Początkiem lutego na ekranach kin pojawi się najnowsze widowisko katastroficzne w reżyserii Rolanda Emmericha. Choć nie wiadomo jeszcze, jak „Moonfall” odbije na globalnym boxoffisie, reżysera zapytano już o możliwość nakręcenia kontynuacji filmu. Jak się okazuje, w planach może być nie jeden sequel, a dwa.
Emmerich wyjawił, że według oryginalnego zamysłu na „Moonfall” miały złożyć się aż trzy filmy. Choć reżyser z dystansem podchodzi do tematu kontynuacji, w przypadku najnowszego widowiska science fiction wyobrażał sobie, że „dwójkę” i „trójkę” zrealizuje jednocześnie. Drugi film miałby przy tym skończyć się cliffhangerem, na podobieństwo oryginalnej trylogii „Gwiezdnych wojen”. Mimo pierwotnego planu, Emmerich przyznaje jednak, że w chwili obecnej nie wie, czy będzie zainteresowany kontynuowaniem historii.
Nie jestem fanem sequeli. Ale tym razem wyobrażałem sobie to jako trylogię. Na ten moment nie jestem przekonany, czy jeszcze tego chcę. Jeżeli jednak dojdzie do kontynuacji, to zrobię ją trochę w stylu oryginalnych „Gwiezdnych wojen”. Drugi film zakończy się ogromnym cliffhangerem. Myślę, że takie rozwiązania zostały odebrane ludziom. Wszystko musi kończyć się jasno.

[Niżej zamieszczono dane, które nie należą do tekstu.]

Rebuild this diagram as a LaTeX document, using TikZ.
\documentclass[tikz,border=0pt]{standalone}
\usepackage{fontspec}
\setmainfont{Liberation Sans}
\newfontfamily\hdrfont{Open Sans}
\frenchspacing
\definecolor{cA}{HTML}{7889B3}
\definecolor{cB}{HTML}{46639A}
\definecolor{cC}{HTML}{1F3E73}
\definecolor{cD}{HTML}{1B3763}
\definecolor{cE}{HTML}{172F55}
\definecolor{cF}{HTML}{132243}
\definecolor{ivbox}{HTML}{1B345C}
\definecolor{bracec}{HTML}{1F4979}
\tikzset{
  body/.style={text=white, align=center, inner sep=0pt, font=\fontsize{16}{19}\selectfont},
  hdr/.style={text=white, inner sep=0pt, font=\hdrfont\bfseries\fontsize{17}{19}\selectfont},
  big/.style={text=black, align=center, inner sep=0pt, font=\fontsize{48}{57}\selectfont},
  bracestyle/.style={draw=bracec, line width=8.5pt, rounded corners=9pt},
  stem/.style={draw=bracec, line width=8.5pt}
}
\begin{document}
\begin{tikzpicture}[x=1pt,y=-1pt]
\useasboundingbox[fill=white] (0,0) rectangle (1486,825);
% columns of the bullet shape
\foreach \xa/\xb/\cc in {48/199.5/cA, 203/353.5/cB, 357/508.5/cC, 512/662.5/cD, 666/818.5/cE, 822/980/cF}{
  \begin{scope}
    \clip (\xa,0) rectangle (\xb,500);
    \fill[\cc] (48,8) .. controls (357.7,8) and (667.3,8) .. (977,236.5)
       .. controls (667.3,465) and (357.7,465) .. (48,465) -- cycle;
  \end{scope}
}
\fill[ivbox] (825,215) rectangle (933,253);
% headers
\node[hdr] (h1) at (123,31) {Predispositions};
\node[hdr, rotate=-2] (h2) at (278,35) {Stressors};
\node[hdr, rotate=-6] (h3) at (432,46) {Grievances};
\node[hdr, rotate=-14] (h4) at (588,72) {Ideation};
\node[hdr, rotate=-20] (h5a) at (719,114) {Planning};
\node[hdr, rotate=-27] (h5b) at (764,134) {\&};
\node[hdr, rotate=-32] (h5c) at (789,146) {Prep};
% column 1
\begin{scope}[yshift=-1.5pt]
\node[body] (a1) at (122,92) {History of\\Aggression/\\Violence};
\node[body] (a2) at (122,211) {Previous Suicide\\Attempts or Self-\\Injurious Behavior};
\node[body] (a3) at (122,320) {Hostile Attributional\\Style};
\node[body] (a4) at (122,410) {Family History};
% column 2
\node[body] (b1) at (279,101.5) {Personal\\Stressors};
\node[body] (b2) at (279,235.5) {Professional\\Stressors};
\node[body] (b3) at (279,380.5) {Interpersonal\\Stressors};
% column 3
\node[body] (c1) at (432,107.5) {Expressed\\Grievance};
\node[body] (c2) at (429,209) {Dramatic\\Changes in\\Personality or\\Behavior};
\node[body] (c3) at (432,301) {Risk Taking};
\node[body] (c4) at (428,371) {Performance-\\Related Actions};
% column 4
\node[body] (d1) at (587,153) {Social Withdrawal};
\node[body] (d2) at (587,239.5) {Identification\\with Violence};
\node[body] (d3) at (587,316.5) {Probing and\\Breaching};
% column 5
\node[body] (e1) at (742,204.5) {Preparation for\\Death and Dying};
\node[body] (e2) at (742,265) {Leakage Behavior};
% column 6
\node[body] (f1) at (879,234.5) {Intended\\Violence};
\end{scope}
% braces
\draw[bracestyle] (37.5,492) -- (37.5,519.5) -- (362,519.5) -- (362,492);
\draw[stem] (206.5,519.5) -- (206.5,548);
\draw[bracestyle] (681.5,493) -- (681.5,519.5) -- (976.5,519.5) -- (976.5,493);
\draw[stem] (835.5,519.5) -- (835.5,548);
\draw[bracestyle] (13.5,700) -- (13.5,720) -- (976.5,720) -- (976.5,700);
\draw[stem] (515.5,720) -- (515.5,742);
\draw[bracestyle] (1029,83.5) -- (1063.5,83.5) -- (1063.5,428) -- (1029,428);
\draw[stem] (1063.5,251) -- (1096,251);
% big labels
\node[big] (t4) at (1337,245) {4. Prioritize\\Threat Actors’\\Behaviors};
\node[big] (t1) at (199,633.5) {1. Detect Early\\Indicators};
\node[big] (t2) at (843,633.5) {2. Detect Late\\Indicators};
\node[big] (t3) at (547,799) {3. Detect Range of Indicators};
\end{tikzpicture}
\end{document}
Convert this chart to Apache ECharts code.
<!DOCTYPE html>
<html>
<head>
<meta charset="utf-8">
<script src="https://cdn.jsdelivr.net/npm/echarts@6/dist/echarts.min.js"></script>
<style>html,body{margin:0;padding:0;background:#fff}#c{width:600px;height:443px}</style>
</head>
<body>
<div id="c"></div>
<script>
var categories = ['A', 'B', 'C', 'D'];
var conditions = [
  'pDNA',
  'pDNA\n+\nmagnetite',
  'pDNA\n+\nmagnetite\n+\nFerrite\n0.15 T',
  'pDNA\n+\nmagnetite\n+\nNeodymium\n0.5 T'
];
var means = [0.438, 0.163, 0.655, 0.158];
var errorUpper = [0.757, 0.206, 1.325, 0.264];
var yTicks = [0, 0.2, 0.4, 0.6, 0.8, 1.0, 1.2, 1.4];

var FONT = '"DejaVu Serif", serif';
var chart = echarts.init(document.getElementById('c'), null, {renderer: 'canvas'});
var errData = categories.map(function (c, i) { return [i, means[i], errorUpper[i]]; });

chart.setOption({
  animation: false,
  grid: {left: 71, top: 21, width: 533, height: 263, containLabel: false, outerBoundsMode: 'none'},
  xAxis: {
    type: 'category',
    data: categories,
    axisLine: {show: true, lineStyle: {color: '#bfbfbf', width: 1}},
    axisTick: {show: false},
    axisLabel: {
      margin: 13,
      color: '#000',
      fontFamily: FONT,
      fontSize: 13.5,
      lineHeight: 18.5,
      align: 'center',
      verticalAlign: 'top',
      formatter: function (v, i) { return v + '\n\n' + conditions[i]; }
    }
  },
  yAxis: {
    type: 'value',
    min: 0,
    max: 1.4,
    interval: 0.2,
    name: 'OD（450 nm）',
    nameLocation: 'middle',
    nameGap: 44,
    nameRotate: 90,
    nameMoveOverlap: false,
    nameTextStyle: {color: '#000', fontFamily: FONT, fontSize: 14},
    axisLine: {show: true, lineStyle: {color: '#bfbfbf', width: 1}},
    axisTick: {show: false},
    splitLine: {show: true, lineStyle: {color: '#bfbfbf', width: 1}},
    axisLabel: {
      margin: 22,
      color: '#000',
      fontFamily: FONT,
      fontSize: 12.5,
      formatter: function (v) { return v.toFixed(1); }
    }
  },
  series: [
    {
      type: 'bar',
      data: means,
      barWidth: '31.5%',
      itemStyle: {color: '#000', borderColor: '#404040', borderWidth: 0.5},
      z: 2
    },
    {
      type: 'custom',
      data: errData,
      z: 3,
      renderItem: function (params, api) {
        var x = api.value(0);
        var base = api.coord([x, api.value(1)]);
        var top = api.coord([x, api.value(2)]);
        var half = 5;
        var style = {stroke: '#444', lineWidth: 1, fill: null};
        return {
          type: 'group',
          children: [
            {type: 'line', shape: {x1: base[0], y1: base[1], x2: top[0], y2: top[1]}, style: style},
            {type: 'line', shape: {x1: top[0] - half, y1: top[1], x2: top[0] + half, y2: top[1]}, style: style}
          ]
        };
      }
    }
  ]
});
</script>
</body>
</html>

A dlaczego nie mielibyśmy zawiesić odpowiedzi i powiedzieć „ciąg dalszy dostaniecie za dwa lata”?
Sprawdź też: „Moonfall” – pięć pierwszych minut katastroficznego widowiska od Rolanda Emmericha
W tej samej rozmowie reżyser wyjaśnił skąd u niego zainteresowanie opowieścią o spadającym Księżycu i w jaki sposób fabułę filmu zainspirowały popularne teorie spiskowe krążące po ciemnej stronie internetu.

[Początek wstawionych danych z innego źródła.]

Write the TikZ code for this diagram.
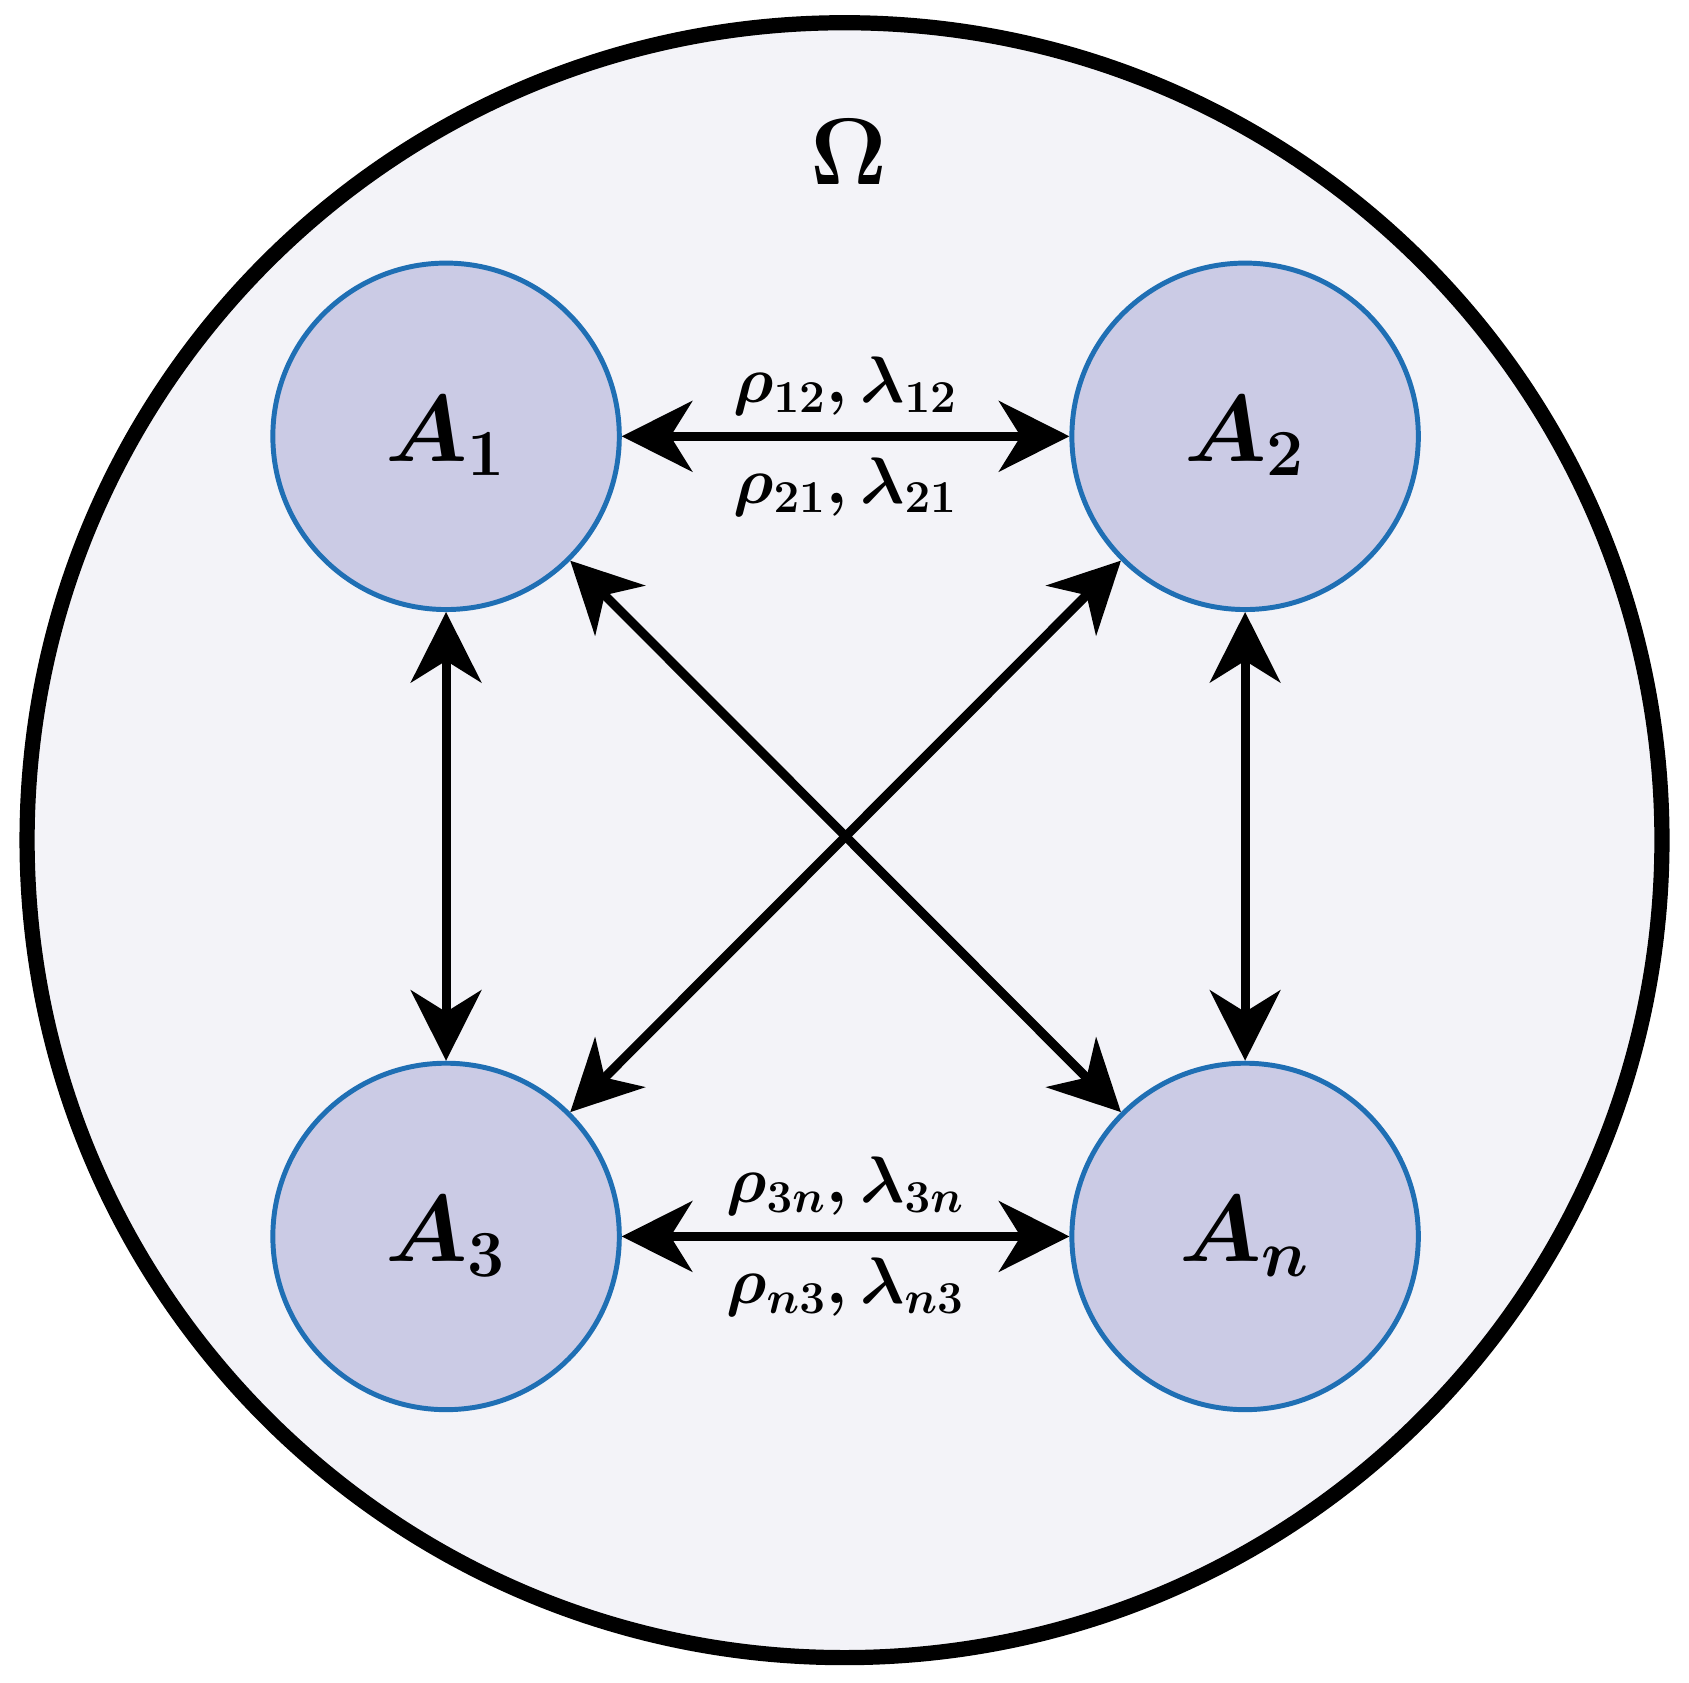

Cóż, zaczęło się od pomysłu, że Księżyc nie jest tym, czym myślimy. Że ktoś go zbudował. To szalone, ale i niezwykłe, prawda? A później dowiadujemy się, kto go zbudował – i tego nie mogę już ujawnić. (...) Zawsze wykorzystywałem teorie spiskowe, ponieważ... to nie tak, że w nie wierzę, ale są kuszące. Fakt, że możesz z łatwością znaleźć je w internecie i tak dalej. Jest tam pełno teorii o Księżycu. Z tego powodu byłem szczególnie zaskoczony, że dostaliśmy wsparcie z NASA. Nie mam pojęcia, dlaczego nam pomogli. Przysięgam. (...) Mogliśmy wykorzystać nieograniczony zasób fotografii [z NASA] i było to naprawdę świetne. Prawdziwe materiały sprawiły, że każde z naszych ujęć zyskało na autentyzmie.
W ramach ciekawostki dodajmy, że pytania zadawane przez dziennikarza serwisu Collider doprowadziły Emmericha do krótkiego omówienia swoich wrażeń z serialu „Gra o Tron”, a dokładniej – niesławnego finałowego sezonu serialu.

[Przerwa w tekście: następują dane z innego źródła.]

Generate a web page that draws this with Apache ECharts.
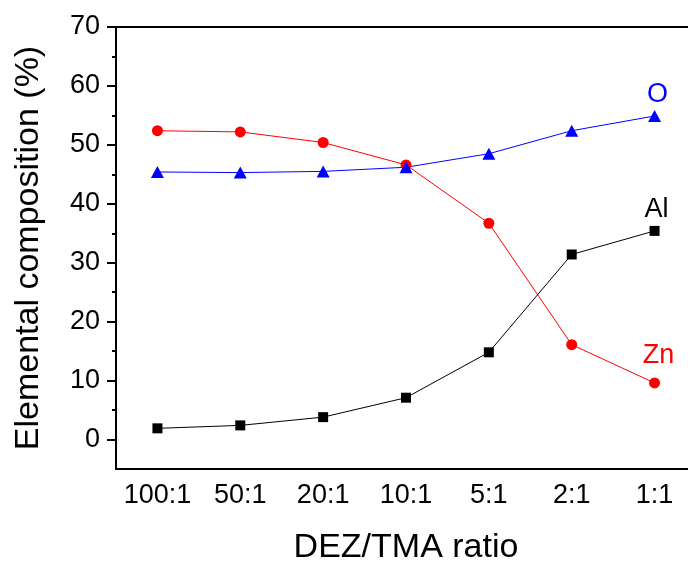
<!DOCTYPE html>
<html>
<head>
<meta charset="utf-8">
<script src="https://cdn.jsdelivr.net/npm/echarts@6/dist/echarts.min.js"></script>
<style>
  html, body { margin: 0; padding: 0; background: #fff; }
  #chart { width: 688px; height: 562px; }
</style>
</head>
<body>
<div id="chart"></div>
<script>
// DEZ/TMA pulse ratios along the x axis
const ratios = ['100:1', '50:1', '20:1', '10:1', '5:1', '2:1', '1:1'];
// Elemental composition (%) per ratio
const zinc = [52.4, 52.2, 50.4, 46.6, 36.7, 16.1, 9.6];
const oxygen = [45.4, 45.3, 45.5, 46.2, 48.5, 52.4, 54.9];
const aluminium = [1.9, 2.4, 3.8, 7.1, 14.8, 31.4, 35.4];
const majorTicks = [0, 10, 20, 30, 40, 50, 60, 70];
const minorTicks = [5, 15, 25, 35, 45, 55, 65];

const font = 'Liberation Sans, Arial, sans-serif';

function withEndLabel(values, text, color, dist, dx) {
  return values.map((v, i) => i === values.length - 1
    ? { value: v, label: { show: true, position: 'top', distance: dist, offset: [dx, 0],
        formatter: text, color: color, fontSize: 27, fontFamily: font } }
    : v);
}

const axisColor = { color: '#000', width: 2 };

const chart = echarts.init(document.getElementById('chart'));
chart.setOption({
  animation: false,
  grid: { left: 116, top: 27, width: 580, bottom: 93, containLabel: false, outerBoundsMode: 'none' },
  xAxis: [{
    type: 'category',
    data: ratios,
    boundaryGap: true,
    name: 'DEZ/TMA ratio',
    nameLocation: 'middle',
    nameGap: 62,
    nameTextStyle: { fontSize: 34, fontFamily: font, color: '#000' },
    axisLine: { onZero: false, lineStyle: axisColor },
    axisTick: { alignWithLabel: true, interval: 0, length: 10, lineStyle: axisColor },
    axisLabel: { interval: 0, hideOverlap: false, fontSize: 27, fontFamily: font, color: '#000', margin: 13 },
    splitLine: { show: false }
  }, {
    type: 'category',
    data: ratios,
    position: 'top',
    axisLine: { onZero: false, lineStyle: axisColor },
    axisTick: { show: false },
    axisLabel: { show: false }
  }],
  yAxis: [{
    type: 'value',
    min: -5,
    max: 70,
    interval: 5,
    name: 'Elemental composition (%)',
    nameLocation: 'middle',
    nameGap: 70,
    nameTextStyle: { fontSize: 34, fontFamily: font, color: '#000' },
    axisLine: { show: true, onZero: false, lineStyle: axisColor },
    axisTick: { show: true, length: 9, customValues: majorTicks, lineStyle: axisColor },
    axisLabel: {
      fontSize: 27, fontFamily: font, color: '#000', margin: 16,
      customValues: majorTicks
    },
    splitLine: { show: false }
  }, {
    // short minor ticks halfway between the labelled ones
    type: 'value',
    min: -5,
    max: 70,
    interval: 5,
    position: 'left',
    axisLine: { show: false },
    axisTick: { show: true, length: 4, customValues: minorTicks, lineStyle: axisColor },
    axisLabel: { show: false },
    splitLine: { show: false }
  }, {
    type: 'value',
    min: -5,
    max: 70,
    interval: 5,
    position: 'right',
    axisLine: { show: true, onZero: false, lineStyle: axisColor },
    axisTick: { show: false },
    axisLabel: { show: false },
    splitLine: { show: false }
  }],
  series: [
    {
      name: 'Zn', type: 'line', data: withEndLabel(zinc, 'Zn', '#ff0000', 8, 4),
      symbol: 'circle', symbolSize: 11,
      itemStyle: { color: '#ff0000' },
      lineStyle: { color: '#ff0000', width: 1 }
    },
    {
      name: 'O', type: 'line', data: withEndLabel(oxygen, 'O', '#0000ff', 2, 3),
      symbol: 'triangle', symbolSize: [13, 12],
      itemStyle: { color: '#0000ff' },
      lineStyle: { color: '#0000ff', width: 1 }
    },
    {
      name: 'Al', type: 'line', data: withEndLabel(aluminium, 'Al', '#000000', 3, 2),
      symbol: 'rect', symbolSize: 10,
      itemStyle: { color: '#000000' },
      lineStyle: { color: '#000000', width: 1 }
    }
  ]
});
</script>
</body>
</html>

Och, tak [jestem fanem „Gry o Tron”]. Ale dopiero od drugiego, albo trzeciego sezonu. Na początku podchodziłem do niej bardzo sceptycznie. (...) Ale ostatni sezon... Co to ku*wa było? Znam Davida [B. Weissa, twórcę serialu] i dokładnie tak powiedziałem [oglądając ostatnie odcinki].
Za scenariusz do filmu odpowiadają Emmerich, Harald Kloser i Spenser Cohen pracujący między innymi przy filmach „2012” i „10.000 B.C”. Premiera „Moonfall” odbędzie się 4 lutego.